Hi,
We recently updated some NVIDIA drivers and cuda installation on our machines, and we're no longer able to properly use multiple GPUs on the same machine. This is likely not a torch issue, but I'm hoping someone might have seen a similar problem and have an idea as to what the issue is.
Here's the problematic code:
local nn = require 'nn'
local cudnn = require 'cudnn'
local cutorch = require 'cutorch'
c = nn.Linear(1, 1):cuda()
c1 = c:clone() -- succeeds
cutorch.setDevice(2)
print('cloning')
c2 = c:clone() -- freezes
print('cloned') -- never prints
Essentially, trying to clone a model formed on one GPU onto another GPU hangs. I tried debugging a little, and it seems to hang at this line:
https://github.com/torch/torch7/blob/1fe19f2f7a054fd3935d6b19d092e99535483042/File.lua#L351. I tried stepping inside that call using mobdebug, but that also froze for some reason.

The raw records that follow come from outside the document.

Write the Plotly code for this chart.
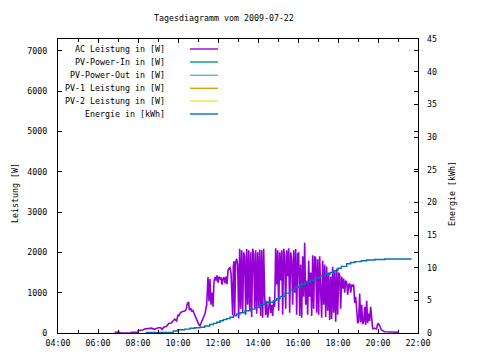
import plotly.graph_objects as go

DAY = "2009-07-22"

# AC power [W]
AC_TIME = ["06:50", "07:05", "07:06", "07:38", "07:40", "08:00", "08:01", "08:15", "08:20", "08:35",
           "08:40", "08:50", "09:00", "09:08", "09:12", "09:18", "09:25", "09:33", "09:40", "09:50",
           "09:56", "10:00", "10:03", "10:06", "10:12", "10:20", "10:25", "10:28", "10:32", "10:34",
           "10:38", "10:41", "10:44", "10:48", "10:54", "10:58", "11:03", "11:06", "11:12", "11:16",
           "11:21", "11:26", "11:27", "11:30", "11:33", "11:36", "11:39", "11:42", "11:45", "11:48",
           "11:51", "11:54", "11:57", "12:00", "12:03", "12:06", "12:09", "12:12", "12:15", "12:18",
           "12:21", "12:24", "12:27", "12:30", "12:33", "12:36", "12:39", "12:42", "12:44", "12:46",
           "12:48", "12:50", "12:53", "12:56", "12:59", "13:02", "13:05", "13:08", "13:11", "13:14",
           "13:17", "13:20", "13:23", "13:26", "13:29", "13:32", "13:35", "13:38", "13:41", "13:44",
           "13:47", "13:50", "13:53", "13:56", "13:59", "14:02", "14:05", "14:08", "14:11", "14:14",
           "14:17", "14:20", "14:23", "14:26", "14:29", "14:32", "14:35", "14:38", "14:41", "14:44",
           "14:47", "14:50", "14:53", "14:56", "14:59", "15:02", "15:05", "15:08", "15:11", "15:14",
           "15:17", "15:20", "15:23", "15:26", "15:29", "15:32", "15:35", "15:38", "15:41", "15:44",
           "15:47", "15:50", "15:53", "15:56", "15:59", "16:02", "16:05", "16:08", "16:11", "16:14",
           "16:17", "16:20", "16:23", "16:26", "16:29", "16:32", "16:35", "16:38", "16:41", "16:44",
           "16:47", "16:50", "16:53", "16:56", "16:59", "17:02", "17:05", "17:08", "17:11", "17:14",
           "17:17", "17:20", "17:23", "17:26", "17:29", "17:32", "17:35", "17:38", "17:41", "17:44",
           "17:47", "17:50", "17:53", "17:56", "17:59", "18:02", "18:05", "18:08", "18:11", "18:14",
           "18:17", "18:20", "18:23", "18:26", "18:29", "18:32", "18:35", "18:38", "18:41", "18:44",
           "18:47", "18:50", "18:53", "18:56", "18:59", "19:02", "19:05", "19:08", "19:11", "19:14",
           "19:17", "19:20", "19:23", "19:26", "19:29", "19:32", "19:35", "19:38", "19:41", "19:44",
           "19:50", "19:55", "20:00", "20:05", "20:10", "20:15", "20:20", "21:00"]
AC_W = [20, 20, 0, 0, 20, 20, 60, 75, 100, 110,
        120, 90, 130, 130, 90, 150, 160, 240, 250, 345,
        300, 450, 420, 490, 530, 545, 590, 730, 770, 570,
        615, 530, 570, 490, 370, 255, 200, 180, 300, 360,
        485, 690, 900, 1390, 780, 1340, 700, 1000, 650, 1270,
        1390, 1300, 1430, 1250, 1400, 1330, 1380, 1200, 1350, 1380,
        1230, 1400, 1210, 1550, 1600, 1620, 1500, 940, 445, 1650,
        1780, 445, 1750, 1840, 1700, 360, 2090, 600, 2050, 500,
        2000, 1900, 450, 2080, 700, 2050, 550, 2000, 400, 2090,
        1950, 600, 2050, 480, 2000, 650, 2070, 420, 2050, 380,
        2090, 900, 450, 800, 380, 600, 900, 500, 700, 420,
        800, 650, 2100, 1200, 2050, 550, 2000, 1300, 2050, 450,
        2090, 1900, 600, 2050, 1400, 2100, 500, 2000, 1800, 700,
        2050, 1000, 2080, 450, 1950, 2000, 420, 1700, 380, 1900,
        900, 2240, 700, 1300, 450, 1800, 900, 1500, 420, 1930,
        600, 1900, 1850, 500, 1830, 450, 1900, 1050, 380, 1800,
        700, 1700, 400, 1650, 550, 1500, 320, 1400, 350, 1640,
        500, 1550, 280, 1600, 450, 1500, 1430, 600, 1400, 1100,
        1350, 1000, 1300, 1250, 950, 1200, 1230, 1000, 1200, 1150,
        1200, 750, 900, 600, 240, 300, 980, 260, 700, 220,
        280, 650, 200, 800, 250, 480, 300, 650, 400, 110,
        115, 100, 240, 180, 75, 60, 30, 20]

# Energy [kWh]
EN_TIME = ["08:23", "09:46", "10:00", "10:20", "10:36", "10:50", "11:06", "11:20", "11:35", "11:46",
           "11:56", "12:06", "12:16", "12:26", "12:36", "12:46", "12:56", "13:06", "13:21", "13:36",
           "13:51", "14:06", "14:21", "14:46", "14:56", "15:06", "15:21", "15:36", "15:51", "16:06",
           "16:21", "16:36", "16:51", "17:06", "17:21", "17:36", "17:48", "18:00", "18:10", "18:26",
           "18:38", "18:51", "19:10", "19:26", "19:50", "20:21", "21:41"]
EN_KWH = [0.1, 0.3, 0.5, 0.6, 0.72, 0.8, 0.87, 1.07, 1.3, 1.48,
          1.65, 1.88, 2.05, 2.2, 2.4, 2.65, 2.9, 3.1, 3.4, 3.65,
          3.9, 4.4, 4.7, 4.95, 5.25, 5.6, 6.1, 6.6, 7.0, 7.45,
          7.8, 8.1, 8.45, 8.75, 9.0, 9.25, 9.55, 9.9, 10.2, 10.6,
          10.8, 10.92, 11.05, 11.18, 11.25, 11.33, 11.33]

LEGEND_LABELS = ["AC Leistung in [W]", "PV-Power-In in [W]", "PV-Power-Out in [W]",
                 "PV-1 Leistung in [W]", "PV-2 Leistung in [W]", "Energie in [kWh]"]
LEGEND_COLORS = ["#9400D3", "#009E73", "#56B4E9", "#E69F00", "#F0E442", "#0072B2"]

FONT = "DejaVu Sans Mono"
FS = 8.3

fig = go.Figure()
fig.add_trace(go.Scatter(x=[f"{DAY} {t}" for t in AC_TIME], y=AC_W, mode="lines",
                         line=dict(color=LEGEND_COLORS[0], width=1.6), showlegend=False))
for c in LEGEND_COLORS[1:5]:
    fig.add_trace(go.Scatter(x=[], y=[], mode="lines", line=dict(color=c), showlegend=False))
fig.add_trace(go.Scatter(x=[f"{DAY} {t}" for t in EN_TIME], y=EN_KWH, mode="lines",
                         line=dict(color=LEGEND_COLORS[5], width=1.4, shape="hv"),
                         yaxis="y2", showlegend=False))

# plot area in screen pixels: x 58..418, y 39..333
def px(x):
    return (x - 58) / 360.0

def py(y):
    return (333 - y) / 294.0

rows = [49, 62, 75.3, 88.3, 101, 114]
for lab, col, r in zip(LEGEND_LABELS, LEGEND_COLORS, rows):
    fig.add_annotation(x=px(167), y=py(r), xref="paper", yref="paper", text=lab,
                       showarrow=False, xanchor="right", yanchor="middle",
                       font=dict(family=FONT, size=FS, color="black"))
    fig.add_shape(type="line", xref="paper", yref="paper", x0=px(190), x1=px(218),
                  y0=py(r), y1=py(r), line=dict(color=col, width=1.4))

fig.add_annotation(x=px(224), y=py(18), xref="paper", yref="paper",
                   text="Tagesdiagramm vom 2009-07-22", showarrow=False,
                   xanchor="center", yanchor="middle", font=dict(family=FONT, size=FS, color="black"))
fig.add_annotation(x=px(15), y=py(193), xref="paper", yref="paper", text="Leistung [W]",
                   textangle=-90, showarrow=False, xanchor="center", yanchor="middle",
                   font=dict(family=FONT, size=FS, color="black"))
fig.add_annotation(x=px(452), y=py(194), xref="paper", yref="paper", text="Energie [kWh]",
                   textangle=-90, showarrow=False, xanchor="center", yanchor="middle",
                   font=dict(family=FONT, size=FS, color="black"))

tickfont = dict(family=FONT, size=FS, color="black")
fig.update_layout(
    width=472, height=352,
    margin=dict(l=50, r=62, t=31, b=27),
    paper_bgcolor="white", plot_bgcolor="white",
    xaxis=dict(type="date", range=[f"{DAY} 04:00", f"{DAY} 22:00"],
               tick0=f"{DAY} 04:00", dtick=7200000, tickformat="%H:%M",
               ticks="inside", ticklen=4, tickcolor="black", mirror="ticks",
               showline=True, linecolor="black", linewidth=1, showgrid=False,
               zeroline=False, tickfont=tickfont, ticklabelstandoff=2,
               minor=dict(dtick=3600000, ticks="inside", ticklen=3, tickcolor="black", showgrid=False)),
    yaxis=dict(range=[0, 7290], dtick=1000, ticks="inside", ticklen=4, tickcolor="black",
               mirror="ticks", showline=True, linecolor="black", linewidth=1,
               showgrid=False, zeroline=False, tickfont=tickfont, ticklabelstandoff=8),
    yaxis2=dict(range=[0, 45], dtick=5, overlaying="y", side="right", ticks="inside",
                ticklen=4, tickcolor="black", showline=False, showgrid=False, zeroline=False,
                tickfont=tickfont, ticklabelstandoff=8),
)

fig.write_html("out.html")
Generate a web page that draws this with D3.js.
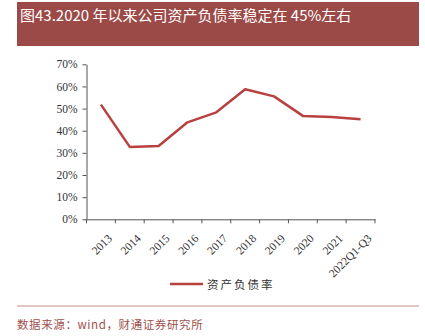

We're also seeing a similar issue with TensorFlow on the same machine, where multi-GPU training is freezing.
Hardware/software:
- Cuda version: 8.0
- cudnn version: 5.1.5
- GPUs: Titan X (Pascal)
- Update cutorch and cunn earlier today.
Again, I'm guessing this isn't a torch bug (or if it is, it's a bug that both torch and tensorflow have), but rather something wrong with our setup. Any hints or suggestions would be great!